It's back-to-school time in Hawaiʻi. Over 200,000 students will enter grades K-12 this year, full of curiosity and ideas. Unfortunately, many of them will have their studies disrupted and hopes crushed by bullying.
Despite our reputation as the "Aloha State," surveys show that one-fifth to over one-half of students in both public and private schools have been bullied or harassed. And even though more than 90 percent of voters say that "bullying is important for the state of Hawai'i to address," attempts to pass a statewide Safe Schools Act have failed repeatedly in the legislature. Some parents, such as a father whose two young children were bullied for years without intervention in East Hawaiʻi schools, have even resorted to suing the Department of Education.
We're fortunate that several local groups have stepped in to develop their own anti-bullying programs; the E Ola Pono, Adult Friends for Youth Anti-Bullying and Violence Convention, and Mental Health America of Hawaii Pono Youth Program are outstanding examples. Even local comedian Augie T is helping out through B.R.A.V.E. Hawaiʻi, a program started by his daughter after she herself fell victim to bullying.
But bullying doesn't occur in a vacuum; it's the product of underlying stigma and prejudice. That's why it's time to move beyond telling children that it's bad to be mean, and start showing them why it's good to be inclusive and accepting - not just for the targets of bullying, but for everyone in the school and community.

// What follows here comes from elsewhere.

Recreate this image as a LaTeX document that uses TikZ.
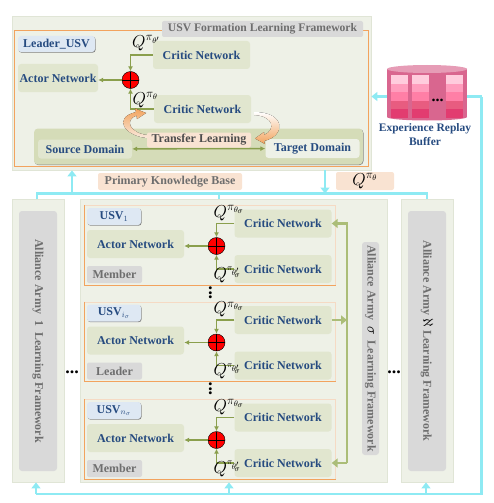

We had the opportunity to witness first-hand the effectiveness of this approach during our two years of filming Kumu Hina, a nationally broadcast PBS feature documentary about a Native Hawaiian teacher who empowers her students at a small public charter school in downtown Honolulu by showing them the true meaning of aloha: love, honor and respect for all. It's a powerful lesson for children and adults alike.
In order to make Kumu Hina's teaching available to students and teachers in K-12 schools across the islands, we've produced a youth-friendly, short version of the film called A Place in the Middle that focuses on the story of one of her students, a sixth grade girl who dreams of joining the boys-only hula troupe. This might make her a target for ridicule and bullying in many schools, but the outcome of this story is very different. It's a powerful example of why students who are perceived to be different, in one way or another, deserve to be celebrated precisely because of those differences, not simply tolerated despite them.
Overcoming bullying in Hawai'i requires a systemic, long-term, multifaceted approach. The true story of a local girl who just wants to be herself - and in so doing helps her fellow students and entire school - is a good place to start.
A Place in the Middle is available at no cost for streaming and download from PBS Learning Media and on Vimeo, and the accompanying Hawai'i Teacher's Guide can be downloaded from the Hawai'i Educators Website. The program will be touring Public Libraries across the islands beginning this fall.